Another limitation of the present study is that we measured perceived privacy protection in a within-subjects design. Although this may have affected the responses, it allowed us to achieve higher statistical power, and also helped to avoid an effect that has been shown to potentially distort the results of between-subjects comparisons of numerical rating scales (Birnbaum, 1999). In particular, contexts that differ between experimental conditions can lead to erroneous conclusions in between-subjects designs if participants provide relative judgments according to the range principle. For example, in a between-subjects design, participants have been shown to perceive the number 9 as being higher than the number 221 if the former evoked a frame of reference that consisted of single-digit numbers, whereas the latter evoked a frame of reference that consisted of three-digit numbers (Birnbaum, 1999). Similarly, an absolute judgment of the privacy protection afforded by a direct question may be distorted if participants are not aware of the possibility of privacy-protecting indirect questioning techniques because they are not given an opportunity to acquaint themselves with such techniques. Our decision to employ a within-subjects design helped to avoid such range effects, because participants were given an opportunity to compare all questioning techniques.
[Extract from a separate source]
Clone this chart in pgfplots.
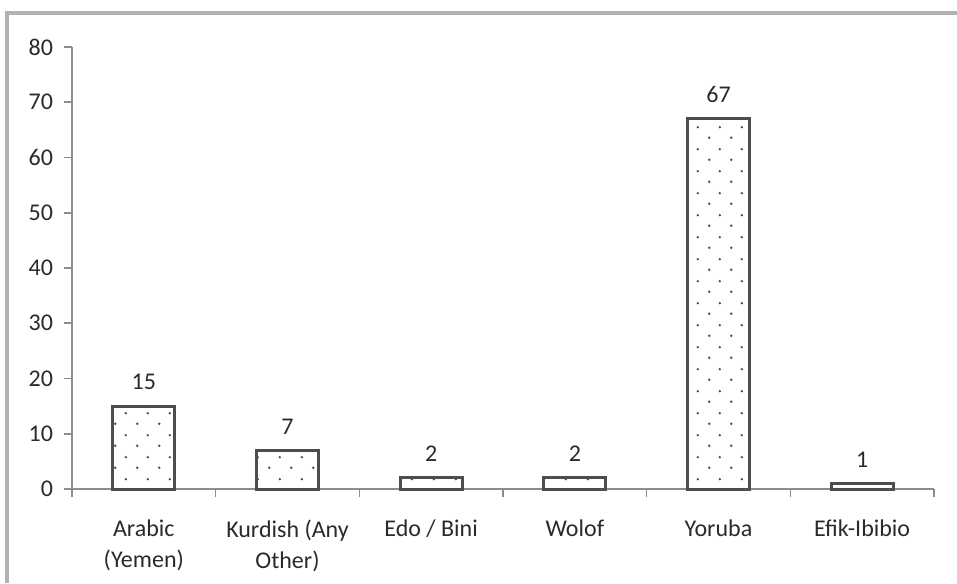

A final limitation of our study is the relatively narrow age range of the participants (25 to 35 years old). Although this relatively homogeneous sample increased the statistical power to detect differences between the experimental conditions, it also limits the generalizability of the findings. Future studies should therefore include older participants to investigate the replicability of our results in samples with a broader range of age.

This study supports the application of indirect questioning designs, since they were shown to increase perceived privacy protection. When selecting among techniques, the best advice is to use CWM (Yu et al., 2008) to assess sensitive personal attributes. This model had the highest comprehensibility among the indirect questioning techniques and substantially increased perceived privacy protection in comparison to direct questioning. This recommendation is further supported by findings from various extant studies that have suggested that CWM results in more-valid prevalence estimates than conventional direct questioning (e.g., Coutts et al., 2011; Hoffmann & Musch, 2015; Jann, Jerke, & Krumpal, 2012; Kundt et al., 2013; Nakhaee, Pakravan, & Nakhaee, 2013). If the attribute under investigation is extraordinarily sensitive (e.g., deviant sexual interests or severe criminal behavior), researchers may want to consider using the UCT (Miller, 1984) to maximize perceived privacy.